Priority Determines Product

We all want to build useful products.

But each year, 95% of new products fail, in part because they don’t help people solve a real problem (a job-to-be-done). They’re not useful enough.

Priority determines product. When we get overly attached to our initial vision, or race to launch before running out of venture capital, or try to satisfy every customer request, we often jeopardize our own success.

In Running Lean, Ash Maurya advocates balancing the priorities of focus, feedback and learning. Let’s look at how those priorities interact with each other and impact product.

A Venn diagram showing three overlapping circles labelled 'speed', 'feedback' and 'focus', with the intersecting areas demonstrating various risks of product development

Speed

Why we need it: Other things being equal, launching next week is better than next quarter, since it’s cheaper and entails less faith in the future.

How overemphasis causes failure: The pressure to move fast leads to arbitrary features built to keep developers busy. Discovering what will most empower users often requires research, testing, analytics and other non-code tasks that can be seen as ‘slowing’ engineers down.

Focus

Why we need it: A single, shared product vision helps the team to decide which features to include and exclude, avoiding complexity.

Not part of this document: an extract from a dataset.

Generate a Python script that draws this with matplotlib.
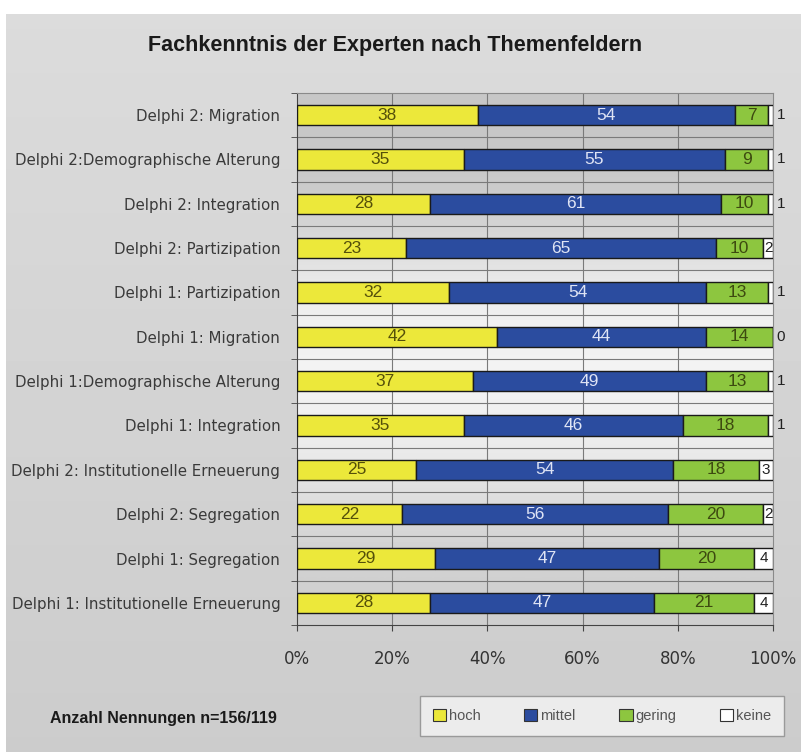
import numpy as np
import matplotlib.pyplot as plt
from matplotlib.patches import Rectangle

categories = ["Delphi 2: Migration", "Delphi 2:Demographische Alterung", "Delphi 2: Integration",
              "Delphi 2: Partizipation", "Delphi 1: Partizipation", "Delphi 1: Migration",
              "Delphi 1:Demographische Alterung", "Delphi 1: Integration",
              "Delphi 2: Institutionelle Erneuerung", "Delphi 2: Segregation",
              "Delphi 1: Segregation", "Delphi 1: Institutionelle Erneuerung"]
hoch = [38, 35, 28, 23, 32, 42, 37, 35, 25, 22, 29, 28]
mittel = [54, 55, 61, 65, 54, 44, 49, 46, 54, 56, 47, 47]
gering = [7, 9, 10, 10, 13, 14, 13, 18, 18, 20, 20, 21]
keine = [1, 1, 1, 2, 1, 0, 1, 1, 3, 2, 4, 4]
series_names = ["hoch", "mittel", "gering", "keine"]
xticks = [0, 20, 40, 60, 80, 100]

colors = ["#ece83a", "#2b4c9f", "#8dc63f", "#ffffff"]
text_colors = ["#55500a", "#dfe4f5", "#3d4a10", "#222222"]

plt.rcParams['font.family'] = ['Liberation Sans', 'DejaVu Sans']
fig = plt.figure(figsize=(8.01, 7.52), dpi=100)
fig.patch.set_facecolor("white")

# grey photo-like background
bg = fig.add_axes([6/801, 0, 795/801, 1 - 14/752])
grad = np.linspace(0.86, 0.80, 100).reshape(-1, 1)
bg.imshow(grad, cmap="gray", vmin=0, vmax=1, aspect="auto", extent=[0, 1, 0, 1])
bg.axis("off")

ax = fig.add_axes([297/801, 1 - 625/752, 476/801, 532/752])
n = len(categories)
y = np.arange(n)

# plot area shading
shade = np.array([0.78, 0.78, 0.80, 0.86, 0.93, 0.95, 0.95, 0.94, 0.90, 0.85, 0.82, 0.81]).reshape(-1, 1)
ax.imshow(shade, cmap="gray", vmin=0, vmax=1, aspect="auto",
          extent=[0, 100, n - 0.5, -0.5], zorder=0, interpolation="bicubic")

data = [hoch, mittel, gering, keine]
left = np.zeros(n)
for k, vals in enumerate(data):
    vals = np.array(vals, dtype=float)
    ax.barh(y, vals, left=left, height=0.46, color=colors[k], edgecolor="#1a1a1a",
            linewidth=1.0, zorder=3)
    for i in range(n):
        v = vals[i]
        if k == 3:
            if v <= 1:
                ax.text(100.8, i, "%d" % v, ha="left", va="center",
                        fontsize=11, color="#222222", zorder=4)
            else:
                ax.text(left[i] + v / 2, i, "%d" % v, ha="center", va="center",
                        fontsize=11, color="#222222", zorder=4)
        else:
            ax.text(left[i] + v / 2, i, "%d" % v, ha="center", va="center",
                    fontsize=12.5, color=text_colors[k], zorder=4)
    left += vals

ax.set_xlim(0, 100)
ax.set_ylim(n - 0.5, -0.5)
ax.set_yticks(y)
ax.set_yticklabels(categories, fontsize=10.8, color="#3a3a3a", family="DejaVu Sans")
ax.tick_params(axis="y", length=0, pad=12)
ax.set_yticks(np.arange(n + 1) - 0.5, minor=True)
ax.tick_params(axis="y", which="minor", length=4, color="#444444")
ax.set_xticks(xticks)
ax.set_xticklabels(["%d%%" % t for t in xticks], fontsize=12, color="#333333",
                   family="DejaVu Sans")
ax.tick_params(axis="x", length=4, pad=14, color="#444444")

for yy in np.arange(n - 1) + 0.5:
    ax.axhline(yy, color="#7a7a7a", linewidth=0.8, zorder=1)
for xx in xticks[1:-1]:
    ax.axvline(xx, color="#7a7a7a", linewidth=0.8, zorder=1)

for s in ["left", "bottom"]:
    ax.spines[s].set_color("#444444")
for s in ["top", "right"]:
    ax.spines[s].set_color("#8a8a8a")

fig.text(395/801, 1 - 45/752, "Fachkenntnis der Experten nach Themenfeldern",
         ha="center", va="center", fontsize=15.5, fontweight="bold", color="#1a1a1a")
fig.text(50/801, 1 - 718/752, "Anzahl Nennungen n=156/119", ha="left", va="center",
         fontsize=11.5, fontweight="bold", color="#1a1a1a")

handles = [Rectangle((0, 0), 1, 1, facecolor=c, edgecolor="#333333", linewidth=0.8) for c in colors]
leg = fig.legend(handles, series_names, loc="center", bbox_to_anchor=(602/801, 1 - 716/752),
                 ncol=4, fontsize=10.5, frameon=True, fancybox=False, handlelength=0.9,
                 handleheight=0.9, handletextpad=0.2, columnspacing=3.0, borderpad=0.9)
leg.get_frame().set_facecolor("#f4f4f4")
leg.get_frame().set_edgecolor("#8a8a8a")
for t in leg.get_texts():
    t.set_color("#555555")

fig.savefig("out.png", dpi=100)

How overemphasis causes failure: Companies usually don’t find product-market fit right away. Listening only to founders (or other ‘focus’ leaders) can create products tailored to their needs, and no one else’s.

Feedback

Why we need it: Given an infinite number of potential improvements, feedback from actual or potential users acts as a homing beacon towards utility.

How overemphasis causes failure: Trying to satisfy every customer leads to feature bloat and increases the risk of being undercut by simpler competitors.